PGIM S&P 500 Buffer 20 ETF - June (PBJN) seeks to provide exposure to the S&P 500 Index with built-in downside protection and capped upside over a specific one-year outcome period ending in June. This defined outcome ETF uses options strategies to buffer the first 20% of losses while limiting gains to a predetermined cap.
How It Works
PBJN employs a sophisticated options overlay strategy that combines long positions in the S&P 500 with protective put spreads and covered call options. The fund purchases put options to provide downside buffer protection for the first 20% of index losses, while simultaneously selling call options that cap upside gains at a predetermined level.
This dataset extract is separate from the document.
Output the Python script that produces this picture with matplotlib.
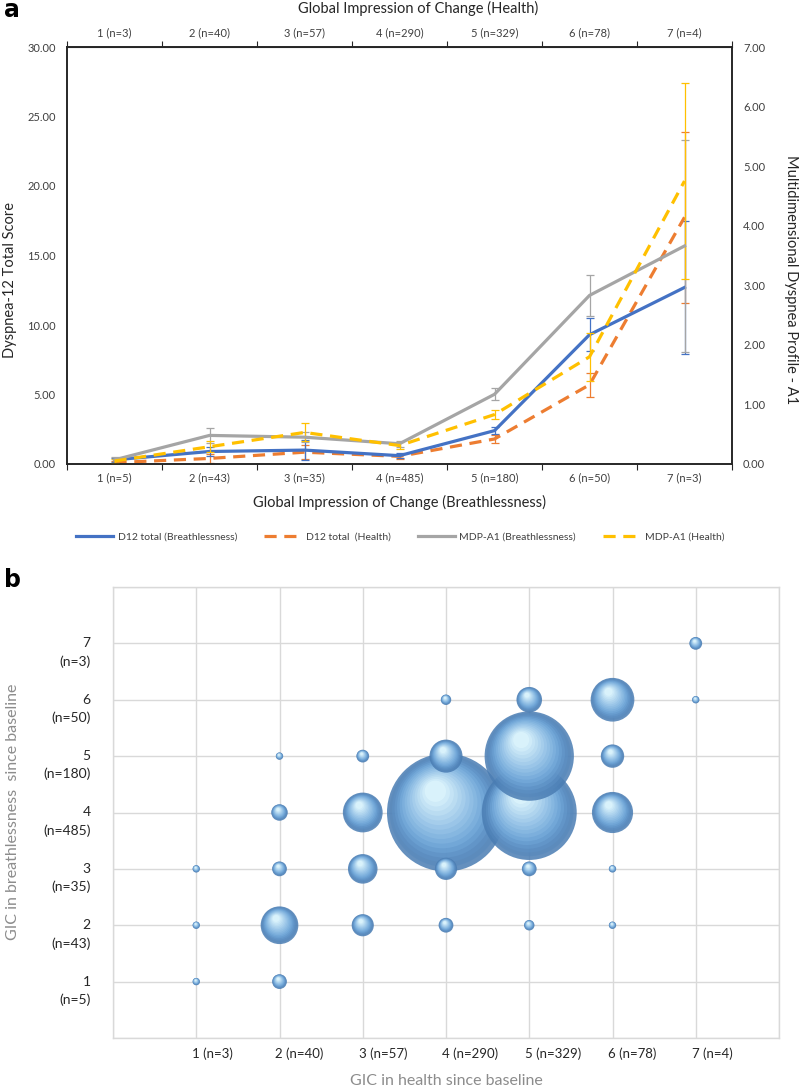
import matplotlib
matplotlib.use("Agg")
import matplotlib.pyplot as plt
import numpy as np
from matplotlib.colors import to_rgb
from matplotlib.lines import Line2D

plt.rcParams['font.family'] = ['Lato', 'DejaVu Sans']

# --- panel a data ---
breath_labels = ["1 (n=5)", "2 (n=43)", "3 (n=35)", "4 (n=485)", "5 (n=180)", "6 (n=50)", "7 (n=3)"]
health_labels = ["1 (n=3)", "2 (n=40)", "3 (n=57)", "4 (n=290)", "5 (n=329)", "6 (n=78)", "7 (n=4)"]

d12_breath = [0.30, 0.90, 1.00, 0.60, 2.40, 9.30, 12.70]
d12_breath_err = [0.15, 0.30, 0.70, 0.20, 0.25, 1.20, 4.80]
d12_health = [0.10, 0.40, 0.85, 0.55, 1.80, 5.70, 17.75]
d12_health_err = [0.10, 0.30, 0.50, 0.20, 0.30, 0.85, 6.15]
mdp_breath = [0.07, 0.48, 0.45, 0.34, 1.17, 2.83, 3.66]
mdp_breath_err = [0.05, 0.12, 0.08, 0.05, 0.10, 0.35, 1.78]
mdp_health = [0.05, 0.29, 0.53, 0.31, 0.83, 1.80, 4.75]
mdp_health_err = [0.03, 0.09, 0.15, 0.06, 0.07, 0.40, 1.65]

# --- panel b data (GIC health x GIC breathlessness, counts) ---
gic_health = [1, 1, 1, 2, 2, 2, 2, 2, 3, 3, 3, 3, 4, 4, 4, 4, 4, 5, 5, 5, 5, 5, 6, 6, 6, 6, 6, 7, 7]
gic_breath = [3, 2, 1, 5, 4, 3, 2, 1, 5, 4, 3, 2, 6, 5, 4, 3, 2, 6, 5, 4, 3, 2, 6, 5, 4, 3, 2, 7, 6]
counts = [1, 1, 1, 1, 5, 4, 26, 4, 3, 29, 16, 9, 2, 20, 255, 9, 4, 12, 146, 165, 4, 2, 35, 10, 31, 1, 1, 3, 1]
breath_ticks = ["1\n(n=5)", "2\n(n=43)", "3\n(n=35)", "4\n(n=485)", "5\n(n=180)", "6\n(n=50)", "7\n(n=3)"]

BLUE = "#4472C4"
ORANGE = "#ED7D31"
GRAY = "#A5A5A5"
YELLOW = "#FFC000"

W, H = 800, 1086
fig = plt.figure(figsize=(W / 100, H / 100), dpi=100)

# ================= panel a =================
ax = fig.add_axes([67 / W, 1 - 464 / H, 665 / W, 417 / H])
ax2 = ax.twinx()
x = np.arange(1, 8)

ax.set_xlim(0.5, 7.5)
ax.set_ylim(0, 30)
ax2.set_ylim(0, 7)
ax.set_yticks(np.arange(0, 31, 5))
ax.set_yticklabels([f"{v:.2f}" for v in np.arange(0, 31, 5)])
ax2.set_yticks(np.arange(0, 8, 1))
ax2.set_yticklabels([f"{v:.2f}" for v in np.arange(0, 8, 1)])
for a in (ax, ax2):
    a.tick_params(axis='y', length=0, pad=8, labelsize=8, labelcolor="#404040")
    for sp in a.spines.values():
        sp.set_color("#262626")
        sp.set_linewidth(1.2)

# bottom categories
ax.set_xticks(np.arange(0.5, 8.0, 1.0))
ax.set_xticklabels([])
ax.set_xticks(x, minor=True)
ax.set_xticklabels(breath_labels, minor=True)
ax.tick_params(axis='x', which='major', direction='out', length=4, color="#262626")
ax.tick_params(axis='x', which='minor', length=0, pad=6, labelsize=8, labelcolor="#404040")
ax.set_xlabel("Global Impression of Change (Breathlessness)", fontsize=10.5, color="#262626", labelpad=8)

# top categories
top = ax.secondary_xaxis('top')
top.set_xticks(np.arange(0.5, 8.0, 1.0))
top.set_xticklabels([])
top.set_xticks(x, minor=True)
top.set_xticklabels(health_labels, minor=True)
top.tick_params(axis='x', which='major', direction='out', length=4, color="#262626")
top.tick_params(axis='x', which='minor', length=0, pad=6, labelsize=8, labelcolor="#404040")
top.spines['top'].set_color("#262626")
fig.text(418 / W, 1 - 8 / H, "Global Impression of Change (Health)", ha='center', va='center',
         fontsize=10.5, color="#262626")

fig.text(10 / W, 1 - 280 / H, "Dyspnea-12 Total Score", rotation=90, ha='center', va='center',
         fontsize=10.5, color="#262626")
fig.text(791 / W, 1 - 280 / H, "Multidimensional Dyspnea Profile - A1", rotation=270, ha='center',
         va='center', fontsize=10.5, color="#262626")

lw = 2.3
ekw = dict(elinewidth=0.9, capsize=3, capthick=0.9)
ax.errorbar(x, d12_health, yerr=d12_health_err, color=ORANGE, lw=lw, ls=(0, (3.8, 2.4)), **ekw)
ax.errorbar(x, d12_breath, yerr=d12_breath_err, color=BLUE, lw=lw, **ekw)
ax2.errorbar(x, mdp_breath, yerr=mdp_breath_err, color=GRAY, lw=lw, **ekw)
ax2.errorbar(x, mdp_health, yerr=mdp_health_err, color=YELLOW, lw=lw, ls=(0, (3.8, 2.4)), **ekw)

handles = [Line2D([], [], color=BLUE, lw=lw),
           Line2D([], [], color=ORANGE, lw=lw, ls=(0, (3.8, 2.4))),
           Line2D([], [], color=GRAY, lw=lw),
           Line2D([], [], color=YELLOW, lw=lw, ls=(0, (3.8, 2.4)))]
names = ["D12 total (Breathlessness)", "D12 total  (Health)", "MDP-A1 (Breathlessness)", "MDP-A1 (Health)"]
fig.legend(handles, names, loc='center', bbox_to_anchor=(400 / W, 1 - 537 / H), ncol=4, frameon=False,
           fontsize=7.5, handlelength=3.6, columnspacing=2.6, handletextpad=0.4, labelcolor="#404040")

fig.text(4 / W, 1 - 10 / H, "a", fontsize=17, fontweight='bold', family='DejaVu Sans', va='center')
fig.text(4 / W, 1 - 580 / H, "b", fontsize=17, fontweight='bold', family='DejaVu Sans', va='center')

# ================= panel b =================
bx = fig.add_axes([113 / W, 1 - 1038 / H, 666 / W, 451 / H])
bx.set_xlim(0, 8)
bx.set_ylim(0, 8)
bx.set_xticks(np.arange(0, 9))
bx.set_yticks(np.arange(0, 9))
bx.grid(True, color="#D9D9D9", lw=1.0)
bx.set_axisbelow(True)
bx.tick_params(length=0, labelbottom=False, labelleft=False)
for sp in bx.spines.values():
    sp.set_color("#D9D9D9")
    sp.set_linewidth(1.0)

for i, lab in enumerate(health_labels):
    bx.text(i + 1 - 0.05, -0.28, lab, ha='left', va='center', fontsize=9.5, color="#262626")
for i, lab in enumerate(breath_ticks):
    num, n = lab.split("\n")
    bx.text(-0.27, i + 1, num, ha='right', va='center', fontsize=10, color="#262626")
    bx.text(-0.27, i + 1 - 0.32, n, ha='right', va='center', fontsize=10, color="#262626")
bx.text(4, -0.76, "GIC in health since baseline", ha='center', va='center', fontsize=11.5, color="#8C8C8C")
fig.text(13 / W, 1 - 812 / H, "GIC in breathlessness  since baseline", rotation=90, ha='center',
         va='center', fontsize=11.5, color="#8C8C8C")

# bubbles: area proportional to count, shaded with layered circles
px_x = 666 / 8
px_y = 451 / 8
cnt = np.array(counts, dtype=float)
dmax = 118.0
order = np.argsort(-cnt)
dark = np.array(to_rgb("#4A7DB3"))
mid = np.array(to_rgb("#76ACDD"))
light = np.array(to_rgb("#E4FAFF"))
nlay = 16
for k in order:
    d = dmax * np.sqrt(cnt[k] / cnt.max())
    r = d / 2
    for j in range(nlay):
        t = j / (nlay - 1)
        f = 1 - 0.82 * t
        if t < 0.3:
            c = dark + (mid - dark) * (t / 0.3)
        else:
            c = mid + (light - mid) * ((t - 0.3) / 0.7)
        dx = -0.18 * r * t / px_x
        dy = 0.36 * r * t / px_y
        bx.scatter(gic_health[k] + dx, gic_breath[k] + dy, s=(d * f * 0.72) ** 2, color=c,
                   edgecolors='none', alpha=0.85 if j == 0 else 0.5, zorder=3, clip_on=False)

fig.savefig("out.png", dpi=100)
This options structure resets annually in June, creating a new outcome period with fresh buffer and cap levels based on prevailing market conditions and option pricing.
Key Features
- Provides 20% downside buffer protection, meaning investors are shielded from the first 20% of S&P 500 losses during the outcome period
- Annual reset in June allows for new buffer and cap levels, adapting to changing market volatility and interest rate environments
- Defined outcome structure offers predictable risk-return profile, eliminating guesswork about maximum loss potential over the outcome period
Risks
- This ETF can lose value beyond the 20% buffer if S&P 500 declines exceed the protection level, with losses accelerating dollar-for-dollar thereafter
- Upside gains are capped at a predetermined level set at inception, potentially missing significant market rallies that exceed the cap
- Early exit before outcome period ends may result in losses even within the buffer zone due to options pricing dynamics and time decay
Who Should Own This
Best suited for conservative investors with 1-year investment horizons seeking equity exposure with defined downside protection. Requires low-to-medium risk tolerance and works as a satellite holding (10-20% allocation) for those wanting S&P 500 participation with reduced volatility. Ideal for investors approaching retirement or those uncomfortable with full market risk but unwilling to accept cash-level returns.